Self-management is all about taking control of your life. It entails both a positive mental attitude as well as positive actions that help you get on with living your life the way you want to. Whatever our goals in life we all need to solve problems, make decisions, assess our own progress, and manage our choices consciously.

The 3 keys to self-management

Self management requires the ability to self-monitor. The ability to be aware of one's own behavior and either change it or learn from it. For example, after behaving in a manner detrimental to ones goals, one may become immediately aware of what one is doing and promptly stop the dysfunctional behavior before it escalates.

Self-evaluation is the second skill employed by those people who are able to self-manage. Here the individual will regularly reflect on how their behavior is impacting on their goals.

Self-reinforcement refers to how one rewards one's self for achieving the goals which were set. Whilst external rewards are effective as a means for driving behavior change and achieving goals, the self managed individual will most often rely on their own internal reward system, such as knowing he/she performed well.

Looking at the skills and mindset of the individual who is able to self manage, can you as a leader of salespeople see why this skill is so vital? With ever shrinking resources, wider territories and greater expectations, you can no longer afford the luxury of carrying passengers. Neither can you afford to be spending your time coaching and trying to change dysfunctional selling behaviors over and over again. How often does it seem like either "Ground hog day" or primary school when you have to constantly repeat yourself and demand compliance? Don't you just wish that your salespeople would be the "self-starters "you thought you had hired? Self management is the key to managing a sales team that operates "Above the line" in an environment of self responsibility, rather than in one of "Woe is me!" victim, victim.

Managing Time

As a professional salesperson, the first "Mission Critical" skill that must be mastered is the ability to effectively lay out a plan to accomplish their set objectives. Then they must be able to prioritize and manage their time in order to achieve that plan. Time is a salesperson's most valuable asset. When a salesperson abuses their time, it shows up in lost sales and lost earnings. Planning, organizing and prioritizing sales activities is one of the greatest challenges facing both you, the sales leader and your salespeople in your efforts to achieve your sales goals?

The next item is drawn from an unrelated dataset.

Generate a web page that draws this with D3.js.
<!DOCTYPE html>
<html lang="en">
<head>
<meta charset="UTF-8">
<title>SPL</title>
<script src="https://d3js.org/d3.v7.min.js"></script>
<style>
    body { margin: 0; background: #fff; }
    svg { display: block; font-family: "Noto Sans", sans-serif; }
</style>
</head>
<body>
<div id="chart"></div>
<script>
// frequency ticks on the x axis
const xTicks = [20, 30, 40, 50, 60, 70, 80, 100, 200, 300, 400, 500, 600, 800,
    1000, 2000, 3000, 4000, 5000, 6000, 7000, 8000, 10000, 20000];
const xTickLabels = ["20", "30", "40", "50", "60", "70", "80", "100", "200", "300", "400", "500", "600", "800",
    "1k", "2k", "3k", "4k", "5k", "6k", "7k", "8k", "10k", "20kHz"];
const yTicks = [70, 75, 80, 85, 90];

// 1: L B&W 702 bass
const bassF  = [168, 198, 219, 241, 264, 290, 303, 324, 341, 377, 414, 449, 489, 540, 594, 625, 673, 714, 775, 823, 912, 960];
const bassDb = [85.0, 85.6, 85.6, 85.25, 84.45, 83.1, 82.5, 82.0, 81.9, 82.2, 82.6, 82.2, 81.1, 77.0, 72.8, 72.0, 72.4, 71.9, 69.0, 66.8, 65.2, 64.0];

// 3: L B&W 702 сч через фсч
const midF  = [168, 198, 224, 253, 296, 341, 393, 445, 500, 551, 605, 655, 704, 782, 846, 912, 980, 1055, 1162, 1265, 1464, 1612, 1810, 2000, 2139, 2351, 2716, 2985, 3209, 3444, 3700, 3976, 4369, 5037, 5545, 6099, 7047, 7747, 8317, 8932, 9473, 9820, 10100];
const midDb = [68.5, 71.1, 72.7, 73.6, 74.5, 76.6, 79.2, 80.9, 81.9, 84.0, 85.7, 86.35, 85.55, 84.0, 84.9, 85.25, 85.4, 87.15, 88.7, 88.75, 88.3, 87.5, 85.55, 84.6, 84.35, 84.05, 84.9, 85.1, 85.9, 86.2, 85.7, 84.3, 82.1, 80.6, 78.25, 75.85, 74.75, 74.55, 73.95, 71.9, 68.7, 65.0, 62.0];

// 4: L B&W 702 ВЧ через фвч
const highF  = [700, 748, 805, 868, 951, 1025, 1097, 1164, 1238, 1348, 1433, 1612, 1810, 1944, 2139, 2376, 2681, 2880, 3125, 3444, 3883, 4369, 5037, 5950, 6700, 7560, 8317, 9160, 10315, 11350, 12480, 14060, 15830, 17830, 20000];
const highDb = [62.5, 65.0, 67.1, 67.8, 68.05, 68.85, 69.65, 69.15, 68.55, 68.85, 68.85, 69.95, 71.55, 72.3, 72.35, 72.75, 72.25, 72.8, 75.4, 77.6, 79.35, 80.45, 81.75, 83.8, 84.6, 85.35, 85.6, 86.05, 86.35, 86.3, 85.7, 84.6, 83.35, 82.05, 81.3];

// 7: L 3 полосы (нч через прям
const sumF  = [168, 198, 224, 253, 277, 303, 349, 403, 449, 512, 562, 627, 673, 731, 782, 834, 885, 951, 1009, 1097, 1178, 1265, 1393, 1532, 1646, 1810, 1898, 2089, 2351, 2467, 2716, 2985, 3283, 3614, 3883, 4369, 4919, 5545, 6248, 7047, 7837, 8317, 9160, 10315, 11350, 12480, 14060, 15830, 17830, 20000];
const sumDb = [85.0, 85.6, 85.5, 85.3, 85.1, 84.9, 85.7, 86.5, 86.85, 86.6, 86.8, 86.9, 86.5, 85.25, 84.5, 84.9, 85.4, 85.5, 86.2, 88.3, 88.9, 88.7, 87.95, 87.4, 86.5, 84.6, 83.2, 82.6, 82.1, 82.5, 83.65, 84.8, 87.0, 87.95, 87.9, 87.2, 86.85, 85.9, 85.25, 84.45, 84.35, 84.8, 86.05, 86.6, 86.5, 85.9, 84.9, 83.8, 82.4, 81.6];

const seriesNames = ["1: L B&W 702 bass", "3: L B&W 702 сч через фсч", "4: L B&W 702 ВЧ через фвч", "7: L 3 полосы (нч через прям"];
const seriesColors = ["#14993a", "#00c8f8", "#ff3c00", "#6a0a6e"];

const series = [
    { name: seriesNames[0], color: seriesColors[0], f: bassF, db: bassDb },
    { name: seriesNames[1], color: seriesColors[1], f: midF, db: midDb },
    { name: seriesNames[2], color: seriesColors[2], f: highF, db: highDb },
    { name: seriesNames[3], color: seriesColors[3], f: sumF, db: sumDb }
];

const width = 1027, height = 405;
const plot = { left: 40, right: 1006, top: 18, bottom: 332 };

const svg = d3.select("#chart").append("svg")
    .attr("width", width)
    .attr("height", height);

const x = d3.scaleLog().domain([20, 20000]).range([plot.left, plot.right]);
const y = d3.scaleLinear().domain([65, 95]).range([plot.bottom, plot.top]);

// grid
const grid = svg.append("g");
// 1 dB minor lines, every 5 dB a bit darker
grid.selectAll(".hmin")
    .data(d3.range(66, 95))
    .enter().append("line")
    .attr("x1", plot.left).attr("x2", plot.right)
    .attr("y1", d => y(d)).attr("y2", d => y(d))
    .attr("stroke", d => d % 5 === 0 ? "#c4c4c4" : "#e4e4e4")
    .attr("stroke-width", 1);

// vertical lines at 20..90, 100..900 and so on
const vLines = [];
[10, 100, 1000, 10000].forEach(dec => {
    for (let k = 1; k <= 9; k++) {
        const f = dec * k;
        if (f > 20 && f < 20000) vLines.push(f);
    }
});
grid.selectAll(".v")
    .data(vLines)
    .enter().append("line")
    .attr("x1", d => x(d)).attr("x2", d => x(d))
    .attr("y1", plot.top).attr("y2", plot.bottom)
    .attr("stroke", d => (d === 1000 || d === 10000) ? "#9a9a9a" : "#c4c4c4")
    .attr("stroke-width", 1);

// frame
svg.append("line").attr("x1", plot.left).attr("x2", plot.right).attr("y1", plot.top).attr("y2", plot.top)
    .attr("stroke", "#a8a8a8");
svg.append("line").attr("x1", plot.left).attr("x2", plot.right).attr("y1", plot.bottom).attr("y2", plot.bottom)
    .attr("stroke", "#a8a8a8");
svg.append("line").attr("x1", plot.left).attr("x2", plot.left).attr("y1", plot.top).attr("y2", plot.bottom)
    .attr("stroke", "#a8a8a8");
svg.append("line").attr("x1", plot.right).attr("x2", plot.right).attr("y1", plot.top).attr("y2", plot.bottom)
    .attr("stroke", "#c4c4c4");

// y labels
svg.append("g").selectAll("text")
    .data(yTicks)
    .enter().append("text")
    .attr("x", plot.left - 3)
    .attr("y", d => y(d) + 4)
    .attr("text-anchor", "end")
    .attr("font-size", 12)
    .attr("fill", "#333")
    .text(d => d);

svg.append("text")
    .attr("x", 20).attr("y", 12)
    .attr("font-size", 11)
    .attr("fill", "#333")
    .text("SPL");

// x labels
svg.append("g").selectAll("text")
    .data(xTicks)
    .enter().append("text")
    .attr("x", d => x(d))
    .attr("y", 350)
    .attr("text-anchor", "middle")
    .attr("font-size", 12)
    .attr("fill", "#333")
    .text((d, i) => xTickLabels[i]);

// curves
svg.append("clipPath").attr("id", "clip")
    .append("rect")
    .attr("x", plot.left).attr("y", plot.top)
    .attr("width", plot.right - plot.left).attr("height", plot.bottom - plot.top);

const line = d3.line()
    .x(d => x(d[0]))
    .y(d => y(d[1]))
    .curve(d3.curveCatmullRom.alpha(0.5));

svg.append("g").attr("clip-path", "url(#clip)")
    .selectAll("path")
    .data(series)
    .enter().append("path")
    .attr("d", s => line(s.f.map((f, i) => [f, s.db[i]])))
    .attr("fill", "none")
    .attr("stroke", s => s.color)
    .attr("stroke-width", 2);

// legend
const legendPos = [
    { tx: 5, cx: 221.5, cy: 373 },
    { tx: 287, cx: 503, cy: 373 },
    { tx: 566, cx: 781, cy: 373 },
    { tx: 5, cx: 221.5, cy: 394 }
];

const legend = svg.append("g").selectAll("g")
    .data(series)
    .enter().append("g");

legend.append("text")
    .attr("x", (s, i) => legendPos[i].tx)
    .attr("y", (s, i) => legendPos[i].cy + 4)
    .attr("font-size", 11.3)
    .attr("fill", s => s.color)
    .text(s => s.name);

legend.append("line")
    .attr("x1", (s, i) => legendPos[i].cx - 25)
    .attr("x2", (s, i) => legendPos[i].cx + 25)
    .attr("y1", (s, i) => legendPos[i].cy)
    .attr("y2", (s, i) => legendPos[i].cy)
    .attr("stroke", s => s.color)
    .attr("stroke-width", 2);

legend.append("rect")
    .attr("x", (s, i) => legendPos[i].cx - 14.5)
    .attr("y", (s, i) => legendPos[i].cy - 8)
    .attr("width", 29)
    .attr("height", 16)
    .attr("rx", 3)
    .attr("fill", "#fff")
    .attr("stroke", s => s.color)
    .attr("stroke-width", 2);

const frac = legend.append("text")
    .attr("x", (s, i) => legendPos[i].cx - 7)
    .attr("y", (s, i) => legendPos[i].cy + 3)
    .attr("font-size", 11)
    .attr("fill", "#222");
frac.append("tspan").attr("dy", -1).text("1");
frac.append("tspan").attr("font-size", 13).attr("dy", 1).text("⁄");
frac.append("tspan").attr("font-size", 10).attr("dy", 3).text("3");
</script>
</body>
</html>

Unfortunately, far too many salespeople waste their precious selling time on non-sales activities. They spend their days in the office "putting out fires," or doing paperwork, administration and other non-core sales activities. Then they wonder why, come the end of the quarter, they have such skimpy pipelines, and why they consistently miss their sales budgets. Without an effective sales plan, salespeople will squander much of their time in the car travelling back and forth across their sales territories. They will waste their days calling on low value accounts, talking to people who are unqualified to make purchasing decisions.

No doubt you have had, or have come across, salespeople who regularly miss sales opportunities and their quotas. Many of these salespeople have mediocre sales results because they are disorganized in the planning and prioritization of their time, which renders them ineffective. If there are thirty good selling hours a week and your sales people waste ten of them through poor planning and time management, then that reduces their impact by one third! No wonder many of them have to rely on luck to get them home at the end of the sales quarter.

Many salespeople experience the frustration and stress of feeling over-loaded, disorganized and out of balance, yet there are also many others who have somehow developed a better way of managing themselves and their work. The great news for those salespeople who are struggling with their self-management is that with direction and coaching, time and effort, time management is a skill that can be mastered.

The majority of salespeople waste their days in frantic activity achieving very little, because they are simply not focused on the right things. The highest achievers, both in sales and in other walks of life, from business to sport, from entertainment to public service, have all developed the skill of focusing on and getting the most important tasks done!

Time management is both a decision and a discipline. It is a decision on the part of those who lack the necessary skills, to get the training, the coaching and mentoring that they require in order to get into the driver's seat. Then, as with developing any new skill, it takes discipline to implement the newly learned habits of pro-activity and focus. Time management is the art of ensuring that you "Keep the main thing, the main thing," without getting caught up in all the extraneous issues that take you away from your goal.

As sales leader, you must "buddy up" those individuals who display poor time management and planning skills with someone who can model "best practice" both in their time and territory management. Alternatively, you can have them go out and buy the top five recommended books on the subject, or listen to time management CDs in their car, or even attend a time management seminar. At the very least, get them to set all their time pieces ten minutes fast and make a commitment to living by the new time.

Here's a powerfully effective exercise for you to give your time-wayward individuals. Give them an assignment whereby they are to Google "Time Management," and then every week they need to choose and implement two time management practices that they discovered. Have them do this for the next three months. Over the course of the next ninety days, it is possible for them to transform their personal management and possibly your whole business!

Time and personal management are core competencies of selling. The lack of these skills should no longer be tolerated. Just as you would have an expectation that a travelling salesperson has a valid driver's license, so too you should expect that the people on your sales team are able to maximize their use of time. Managing oneself and one's time is a mission-critical skill that must be mastered by each of your individual salespeople. Remember, as with any skill, goal setting, time management, planning and territory management can all be learned...with commitment, discipline, patience, training and effort.